## Listed records
================

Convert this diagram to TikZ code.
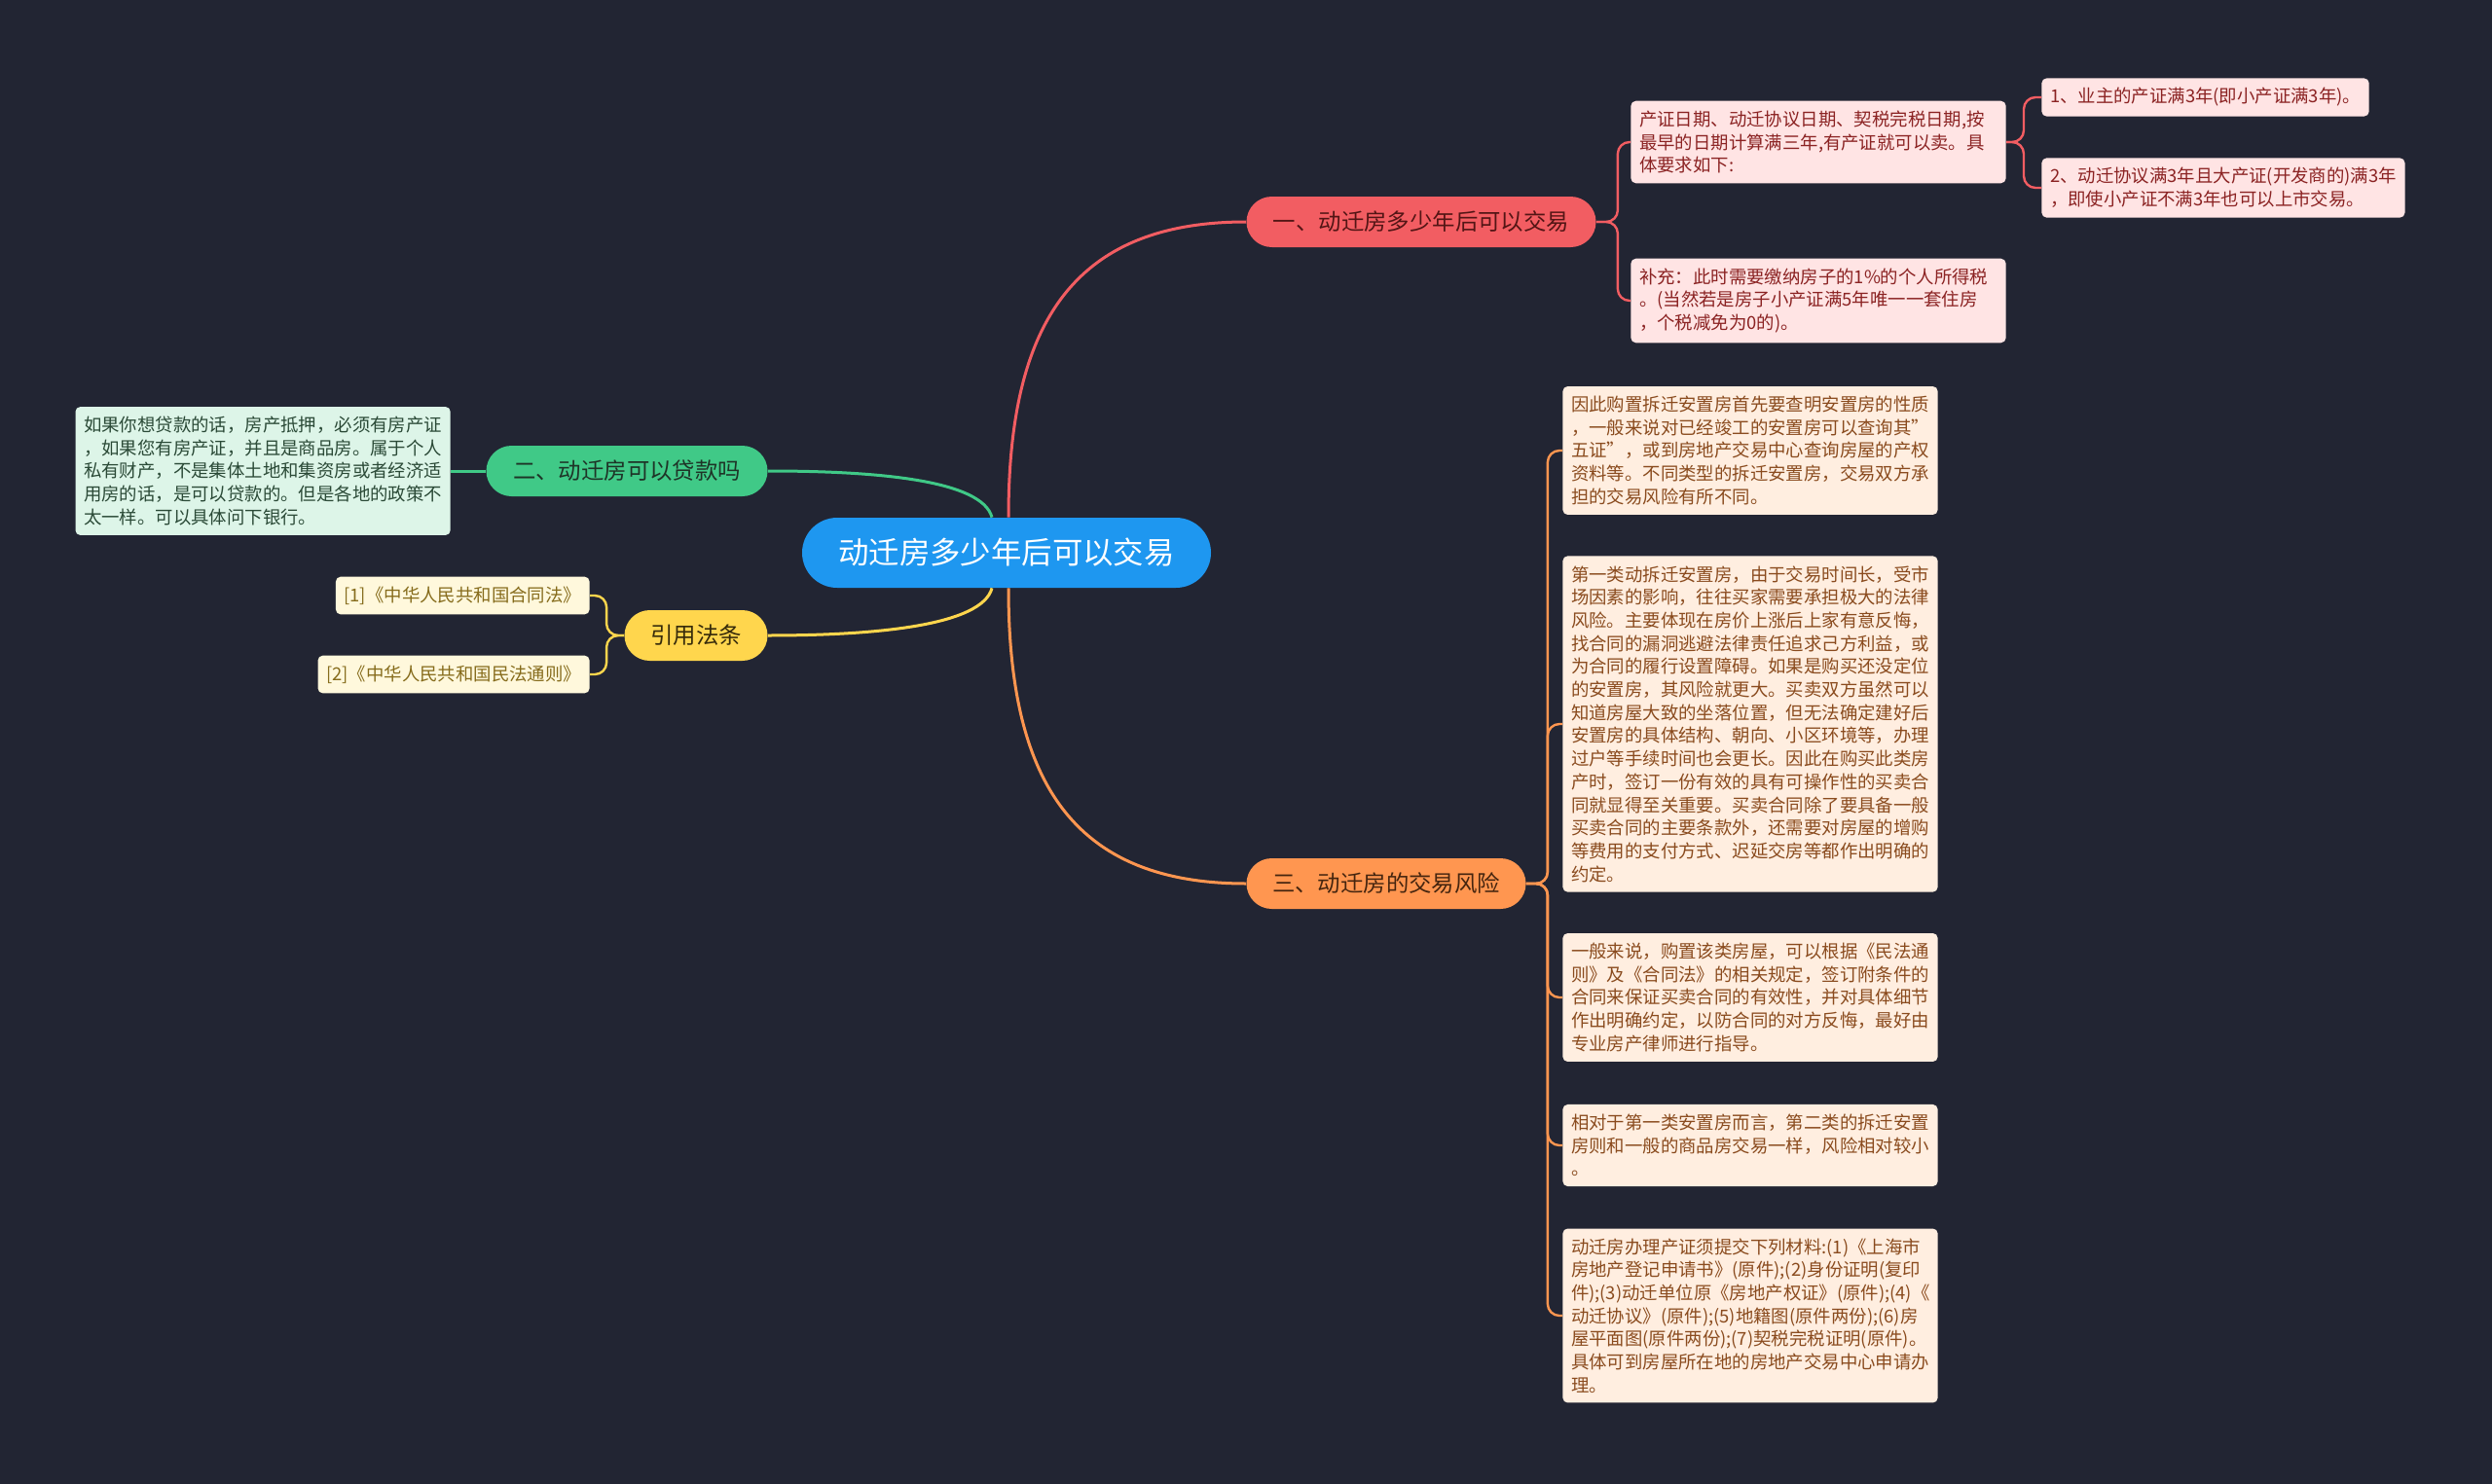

================

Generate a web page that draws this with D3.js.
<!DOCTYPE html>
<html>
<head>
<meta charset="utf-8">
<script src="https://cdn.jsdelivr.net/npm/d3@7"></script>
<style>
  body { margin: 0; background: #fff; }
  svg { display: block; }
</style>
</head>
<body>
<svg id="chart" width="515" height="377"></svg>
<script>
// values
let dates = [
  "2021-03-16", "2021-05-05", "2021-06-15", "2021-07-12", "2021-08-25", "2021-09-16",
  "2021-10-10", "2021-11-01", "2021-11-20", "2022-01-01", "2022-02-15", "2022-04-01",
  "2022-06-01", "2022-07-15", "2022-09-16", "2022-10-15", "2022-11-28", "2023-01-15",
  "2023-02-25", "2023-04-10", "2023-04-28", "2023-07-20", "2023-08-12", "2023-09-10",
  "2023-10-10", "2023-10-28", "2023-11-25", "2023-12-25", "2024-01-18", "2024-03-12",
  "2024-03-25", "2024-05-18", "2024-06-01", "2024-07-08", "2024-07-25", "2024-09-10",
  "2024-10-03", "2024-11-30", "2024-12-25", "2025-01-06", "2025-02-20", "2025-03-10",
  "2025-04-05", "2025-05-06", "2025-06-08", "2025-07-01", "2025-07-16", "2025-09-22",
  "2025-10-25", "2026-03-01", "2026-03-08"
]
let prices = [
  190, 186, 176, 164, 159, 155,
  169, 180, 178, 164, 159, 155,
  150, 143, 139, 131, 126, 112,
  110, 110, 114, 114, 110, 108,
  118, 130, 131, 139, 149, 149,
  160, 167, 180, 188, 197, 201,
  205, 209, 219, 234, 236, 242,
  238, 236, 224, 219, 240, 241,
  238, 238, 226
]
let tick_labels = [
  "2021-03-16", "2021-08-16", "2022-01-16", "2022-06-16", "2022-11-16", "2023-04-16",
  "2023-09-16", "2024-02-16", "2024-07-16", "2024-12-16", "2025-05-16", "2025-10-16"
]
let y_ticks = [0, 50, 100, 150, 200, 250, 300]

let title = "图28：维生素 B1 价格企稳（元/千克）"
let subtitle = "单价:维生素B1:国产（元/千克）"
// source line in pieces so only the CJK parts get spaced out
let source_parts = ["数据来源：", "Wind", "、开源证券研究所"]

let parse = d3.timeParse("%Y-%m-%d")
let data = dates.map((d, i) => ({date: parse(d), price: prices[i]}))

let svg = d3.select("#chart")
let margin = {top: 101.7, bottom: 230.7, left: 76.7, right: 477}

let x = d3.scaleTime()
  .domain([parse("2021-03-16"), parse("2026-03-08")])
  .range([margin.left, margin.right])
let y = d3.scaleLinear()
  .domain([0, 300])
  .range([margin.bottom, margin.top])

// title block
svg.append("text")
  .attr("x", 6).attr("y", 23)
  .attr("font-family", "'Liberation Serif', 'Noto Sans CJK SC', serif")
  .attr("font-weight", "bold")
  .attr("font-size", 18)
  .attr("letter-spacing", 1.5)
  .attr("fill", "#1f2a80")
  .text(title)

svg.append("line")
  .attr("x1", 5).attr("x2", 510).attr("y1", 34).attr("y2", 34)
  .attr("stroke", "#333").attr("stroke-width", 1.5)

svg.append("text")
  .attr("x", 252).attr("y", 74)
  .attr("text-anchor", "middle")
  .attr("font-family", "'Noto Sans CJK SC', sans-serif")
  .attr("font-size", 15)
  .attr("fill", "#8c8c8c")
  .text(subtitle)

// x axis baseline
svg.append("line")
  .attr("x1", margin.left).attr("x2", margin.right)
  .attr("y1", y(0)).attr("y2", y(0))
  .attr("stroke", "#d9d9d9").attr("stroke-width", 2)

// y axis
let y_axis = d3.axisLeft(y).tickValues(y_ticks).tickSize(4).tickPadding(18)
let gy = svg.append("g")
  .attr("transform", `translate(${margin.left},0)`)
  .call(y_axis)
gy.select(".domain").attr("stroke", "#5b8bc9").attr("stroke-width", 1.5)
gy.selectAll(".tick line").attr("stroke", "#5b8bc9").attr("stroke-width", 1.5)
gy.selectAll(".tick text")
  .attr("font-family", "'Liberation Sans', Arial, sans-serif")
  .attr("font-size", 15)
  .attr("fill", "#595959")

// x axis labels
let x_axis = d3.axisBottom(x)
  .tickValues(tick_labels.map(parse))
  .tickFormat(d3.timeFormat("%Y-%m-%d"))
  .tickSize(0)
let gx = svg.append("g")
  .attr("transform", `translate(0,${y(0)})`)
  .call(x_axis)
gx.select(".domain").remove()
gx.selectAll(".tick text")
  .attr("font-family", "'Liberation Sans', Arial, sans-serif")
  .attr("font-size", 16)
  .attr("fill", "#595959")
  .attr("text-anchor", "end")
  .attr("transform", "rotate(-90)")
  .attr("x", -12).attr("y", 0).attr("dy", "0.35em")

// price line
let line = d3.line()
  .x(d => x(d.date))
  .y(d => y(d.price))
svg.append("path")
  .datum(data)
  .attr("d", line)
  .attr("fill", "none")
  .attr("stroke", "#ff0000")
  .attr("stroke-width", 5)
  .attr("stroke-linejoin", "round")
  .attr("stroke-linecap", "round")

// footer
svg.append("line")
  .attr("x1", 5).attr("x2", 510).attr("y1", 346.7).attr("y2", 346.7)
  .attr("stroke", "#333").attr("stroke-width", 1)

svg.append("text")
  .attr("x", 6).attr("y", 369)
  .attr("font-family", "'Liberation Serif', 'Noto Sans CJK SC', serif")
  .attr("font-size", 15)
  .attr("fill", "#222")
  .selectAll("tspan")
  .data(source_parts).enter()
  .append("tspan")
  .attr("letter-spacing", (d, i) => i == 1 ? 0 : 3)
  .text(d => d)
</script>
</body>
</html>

================

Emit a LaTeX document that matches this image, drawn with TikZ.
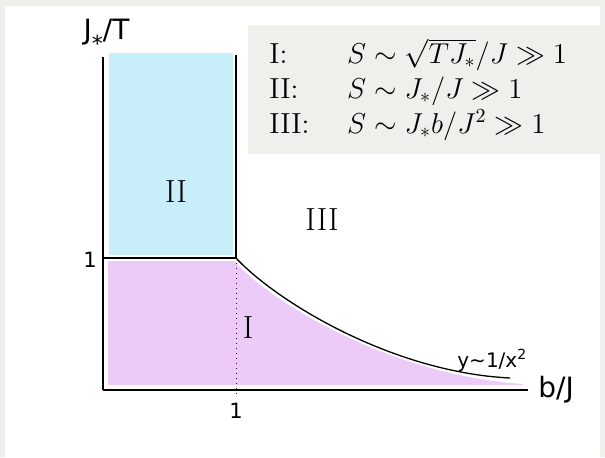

================

## What is being asked
Lines containing the word "with" must all be returned from the material above.

## Correct answer
Generate a web page that draws this with D3.js.
Emit a LaTeX document that matches this image, drawn with TikZ.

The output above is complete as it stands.